The photo above is one from my aunt's collection. It may have been my grandparent's coop or it may have been a neighbors. Either way, it was a typical sight around homes before the chicken growers took over the job. We had one when I was a child. We also had a hog pen with a couple of old hogs that my parents raised and butchered. I was only 4 years old, so I wasn't allowed near them. We had a nasty tempered rooster that flogged me if I went into the yard without one of my parents or my brother nearby to shoo him away.
I think we lived there about a year or so. It was a small farm near Peebles, Ohio. Not many people have ever heard of Peebles. I think I have met one. In spite of the ornery old rooster, I liked living there better than anywhere we ever lived. Mom gave me a brood of banny chicks to raise and I loved that. But it wasn't long after that my dad had a job offer in Chillicothe and we had to move. Mom sold my little chicks and I cried. I didn't want to give them up, but I had no choice.
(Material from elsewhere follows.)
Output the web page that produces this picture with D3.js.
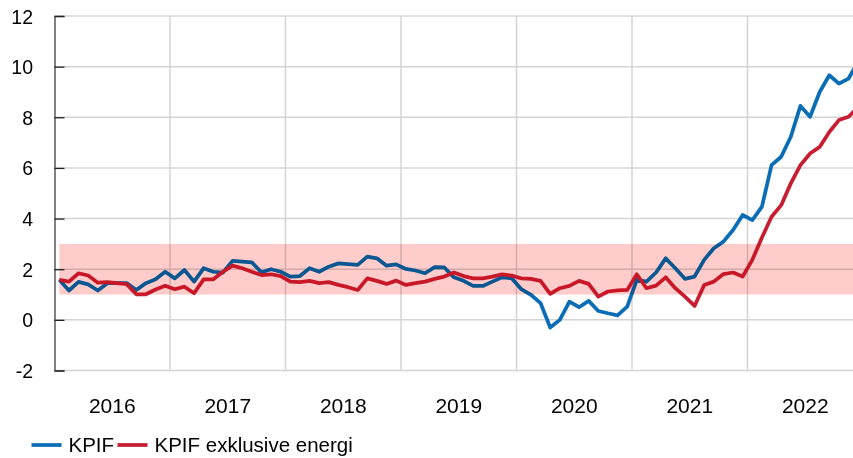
<!DOCTYPE html>
<html>
<head>
<meta charset="utf-8">
<script src="https://cdn.jsdelivr.net/npm/d3@7"></script>
<style>
  body { margin: 0; background: #fff; overflow: hidden; }
  svg { display: block; font-family: "Liberation Sans", Arial, sans-serif; }
</style>
</head>
<body>
<svg id="chart" width="853" height="458"></svg>
<script>
// monthly data jan 2016 - dec 2022
var years = ["2016", "2017", "2018", "2019", "2020", "2021", "2022"];

var kpif = [
  1.58, 1.16, 1.50, 1.40, 1.16, 1.45, 1.45, 1.45, 1.18, 1.45, 1.60, 1.90,
  1.64, 1.97, 1.51, 2.04, 1.90, 1.87, 2.33, 2.30, 2.27, 1.88, 2.00, 1.90,
  1.71, 1.73, 2.04, 1.90, 2.10, 2.23, 2.20, 2.17, 2.50, 2.43, 2.14, 2.19,
  2.01, 1.95, 1.84, 2.08, 2.07, 1.68, 1.54, 1.34, 1.34, 1.51, 1.68, 1.64,
  1.21, 0.99, 0.66, -0.30, 0.00, 0.72, 0.50, 0.75, 0.35, 0.26, 0.18, 0.52,
  1.58, 1.51, 1.87, 2.43, 2.04, 1.62, 1.71, 2.37, 2.83, 3.09, 3.55, 4.14,
  3.94, 4.47, 6.11, 6.44, 7.23, 8.45, 8.02, 9.00, 9.66, 9.33, 9.53, 10.2
];

var kpifExEnergy = [
  1.58, 1.51, 1.84, 1.75, 1.47, 1.49, 1.45, 1.41, 1.01, 1.01, 1.20, 1.35,
  1.21, 1.31, 1.05, 1.60, 1.60, 1.90, 2.14, 2.04, 1.90, 1.77, 1.80, 1.73,
  1.51, 1.49, 1.54, 1.45, 1.49, 1.38, 1.29, 1.18, 1.64, 1.54, 1.42, 1.55,
  1.38, 1.45, 1.51, 1.62, 1.71, 1.87, 1.73, 1.64, 1.64, 1.71, 1.80, 1.75,
  1.64, 1.62, 1.54, 1.03, 1.25, 1.34, 1.54, 1.42, 0.92, 1.12, 1.16, 1.18,
  1.80, 1.25, 1.35, 1.68, 1.25, 0.92, 0.55, 1.38, 1.51, 1.81, 1.87, 1.71,
  2.37, 3.25, 4.07, 4.53, 5.39, 6.11, 6.57, 6.83, 7.42, 7.89, 8.02, 8.40
];

// inflation target band
var targetLow = 1;
var targetHigh = 3;

var yTicks = [-2, 0, 2, 4, 6, 8, 10, 12];

var seriesNames = ["KPIF", "KPIF exklusive energi"];
var color = d3.scaleOrdinal()
  .domain(seriesNames)
  .range(["#0b6db5", "#c81e32"]);

var svg = d3.select("#chart");
var n = kpif.length;

// month index scale, one year is about 115.5 px
var x = d3.scaleLinear().domain([0, n]).range([54.5, 54.5 + n * 9.625]);
var y = d3.scaleLinear().domain([-2, 12]).range([370.5, 16]);

//Grid
svg.append("g")
  .selectAll("line")
  .data(yTicks)
  .enter()
  .append("line")
  .attr("x1", x(0))
  .attr("x2", x(n))
  .attr("y1", d => y(d))
  .attr("y2", d => y(d))
  .attr("stroke", "#d4d4d4")
  .attr("stroke-width", 1.5);

svg.append("g")
  .selectAll("line")
  .data(d3.range(1, years.length))
  .enter()
  .append("line")
  .attr("x1", d => x(d * 12))
  .attr("x2", d => x(d * 12))
  .attr("y1", y(12))
  .attr("y2", y(-2))
  .attr("stroke", "#d4d4d4")
  .attr("stroke-width", 1.5);

//Lines
var line = d3.line()
  .x((d, i) => x(i + 0.5))
  .y(d => y(d));

[kpif, kpifExEnergy].forEach(function (values, k) {
  svg.append("path")
    .datum(values)
    .attr("d", line)
    .attr("fill", "none")
    .attr("stroke", color(seriesNames[k]))
    .attr("stroke-width", 3.75)
    .attr("stroke-linejoin", "round");
});

//Target band, multiplied over the lines
var band = d3.area()
  .x((d, i) => x(i + 0.5))
  .y0(y(targetLow))
  .y1(y(targetHigh));

svg.append("path")
  .datum(kpif)
  .attr("d", band)
  .attr("fill", "#ffcccc")
  .style("mix-blend-mode", "multiply");

//Y axis
var yAxis = d3.axisRight(y)
  .tickValues(yTicks)
  .tickSize(10)
  .tickFormat(d => String(d));

var gy = svg.append("g")
  .attr("transform", "translate(" + x(0) + ",0)")
  .call(yAxis);
gy.select(".domain").attr("stroke", "#595959").attr("stroke-width", 1.5);
gy.selectAll(".tick line").attr("stroke", "#222").attr("stroke-width", 1.3);
gy.selectAll(".tick text")
  .attr("x", -21.5)
  .attr("dy", "0.36em")
  .attr("text-anchor", "end")
  .attr("fill", "#000")
  .style("font-size", "19.5px");

//X labels
svg.append("g")
  .selectAll("text")
  .data(years)
  .enter()
  .append("text")
  .attr("x", (d, i) => x(i * 12 + 6))
  .attr("y", 413)
  .attr("text-anchor", "middle")
  .style("font-size", "21px")
  .text(d => d);

//Legend
var legendX = [31.5, 117.5];
var legend = svg.append("g")
  .selectAll("g")
  .data(seriesNames)
  .enter()
  .append("g")
  .attr("transform", (d, i) => "translate(" + legendX[i] + ",445)");

legend.append("line")
  .attr("x1", 0)
  .attr("x2", 30)
  .attr("stroke", d => color(d))
  .attr("stroke-width", 3.75);

legend.append("text")
  .attr("x", 37)
  .attr("y", 7)
  .style("font-size", "20.5px")
  .text(d => d);
</script>
</body>
</html>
I look back now and I wonder if maybe we've missed it all together. By that I mean that in becoming reliant on modern jobs, modern food production, and modern conveniences, we have made ourselves unable to survive any other way. My great grandparents and one set of grandparents were nearly self sufficient. They raised animals for meat and gardens for food. My Granny sold hogs and butter for extra money. Grandpa Mark worked the farm and off and on for Ashland Oil tending gas wells that lay in the area still. A good mule, a cow, some chickens and a large garden went a long, long way in sustaining their lives. They didn't have television or internet but they did go to bed each night tired enough to sleep and satisfied with their lives.
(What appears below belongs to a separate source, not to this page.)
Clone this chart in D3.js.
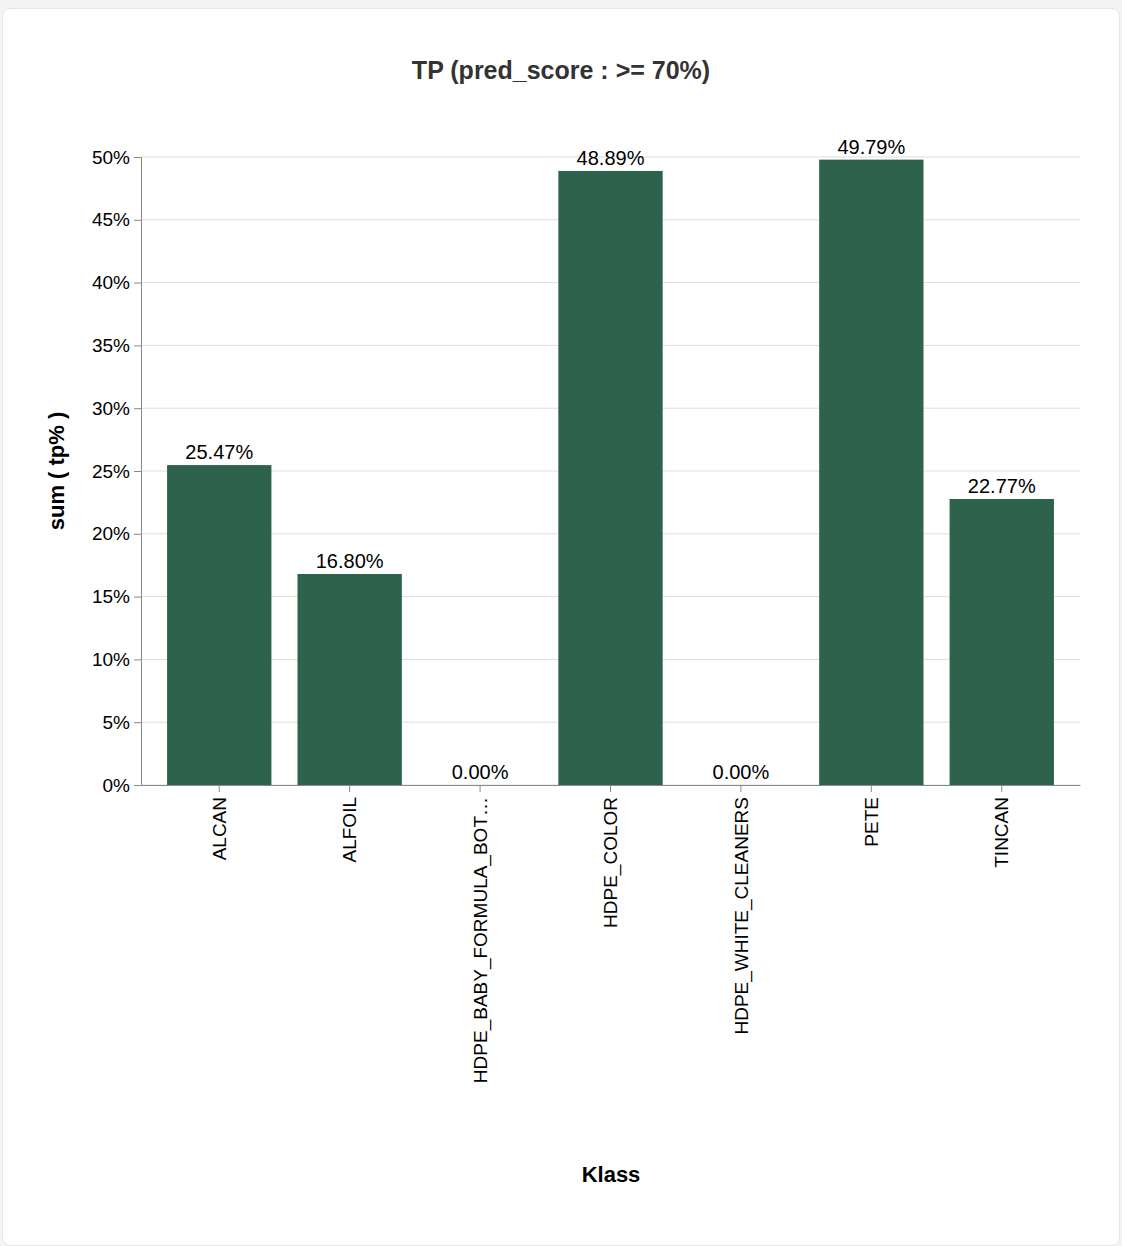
<!DOCTYPE html>
<html><head><meta charset="utf-8">
<script src="https://cdn.jsdelivr.net/npm/d3@7"></script>
<style>
body{margin:0;background:#f4f4f4;font-family:"Liberation Sans",Arial,sans-serif;}
#card{position:absolute;left:2px;top:8px;width:1116px;height:1236px;background:#fff;border:1px solid #e6e6e6;border-radius:8px;}
svg{position:absolute;left:0;top:0;}
</style></head><body>
<div id="card"></div>
<svg id="chart" width="1122" height="1246"></svg>
<script>
// chart data
var categories = ["ALCAN","ALFOIL","HDPE_BABY_FORMULA_BOTTLE","HDPE_COLOR","HDPE_WHITE_CLEANERS","PETE","TINCAN"];
var values = [25.47, 16.80, 0.00, 48.89, 0.00, 49.79, 22.77];
var yTicks = [0,5,10,15,20,25,30,35,40,45,50];

var mLeft = 141, mRight = 1080, mTop = 157, mBottom = 785;
var svg = d3.select("#chart");

var x = d3.scaleBand().domain(categories).range([mLeft, mRight]).paddingInner(0.2).paddingOuter(0.2);
var y = d3.scaleLinear().domain([0, 50]).range([mBottom, mTop]);

// grid
svg.append("g").selectAll("line").data(yTicks).enter().append("line")
	.attr("x1", mLeft).attr("x2", mRight)
	.attr("y1", function(d){ return y(d); }).attr("y2", function(d){ return y(d); })
	.attr("stroke", "#ddd");

// bars
svg.append("g").selectAll("rect").data(values).enter().append("rect")
	.attr("x", function(d, i){ return x(categories[i]); })
	.attr("y", function(d){ return y(d); })
	.attr("width", x.bandwidth())
	.attr("height", function(d){ return mBottom - y(d); })
	.attr("fill", "#2d624c");

// value labels
svg.append("g").selectAll("text").data(values).enter().append("text")
	.attr("x", function(d, i){ return x(categories[i]) + x.bandwidth()/2; })
	.attr("y", function(d){ return y(d) - 6; })
	.attr("text-anchor", "middle").attr("font-size", 20).attr("fill", "#000")
	.text(function(d){ return d.toFixed(2) + "%"; });

// y axis
var yAxis = svg.append("g").attr("transform", "translate(" + mLeft + ",0)")
	.call(d3.axisLeft(y).tickValues(yTicks).tickSize(7).tickPadding(4).tickFormat(function(d){ return d + "%"; }));
yAxis.selectAll("text").attr("font-size", 19).attr("fill", "#000").attr("font-family", "Liberation Sans, Arial");
yAxis.selectAll("line,path").attr("stroke", "#888");

// x axis
var xAxis = svg.append("g").attr("transform", "translate(0," + mBottom + ")")
	.call(d3.axisBottom(x).tickSize(7).tickSizeOuter(0).tickFormat(function(d){ return d.length > 22 ? d.slice(0, 21) + "…" : d; }));
xAxis.selectAll("line,path").attr("stroke", "#888");
xAxis.selectAll("text")
	.attr("font-size", 19).attr("fill", "#000").attr("font-family", "Liberation Sans, Arial")
	.attr("transform", "rotate(-90)")
	.attr("text-anchor", "end")
	.attr("x", -12).attr("y", 0).attr("dy", "0.35em");

// titles
svg.append("text").attr("x", 561).attr("y", 79).attr("text-anchor", "middle")
	.attr("font-size", 25).attr("font-weight", "bold").attr("fill", "#333")
	.text("TP (pred_score : >= 70%)");
svg.append("text").attr("x", 611).attr("y", 1182).attr("text-anchor", "middle")
	.attr("font-size", 22).attr("font-weight", "bold").attr("fill", "#000").text("Klass");
svg.append("text").attr("transform", "translate(64," + ((mTop + mBottom)/2) + ") rotate(-90)")
	.attr("text-anchor", "middle").attr("font-size", 22).attr("font-weight", "bold").attr("fill", "#000")
	.text("sum ( tp% )");
</script>
</body></html>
When my dad applied to the University of Kentucky after high school, he was asked if he had magazines or newspapers in their home while growing up. When he told them no, they told him to forget it, he would never make it through college. He proved them wrong. That's the kind of stock I come from.
We are facing the biggest challenge of our lives right now. We are likely to lose our home. In these kinds of situations people usually choose either "fight or flight". I choose to fight. Hubby tends to choose flight. I don't know if he will rise up and fight, but I hope he will. This is a battle I cannot win by myself.
Something else my family gave me... I believe in the power of prayer.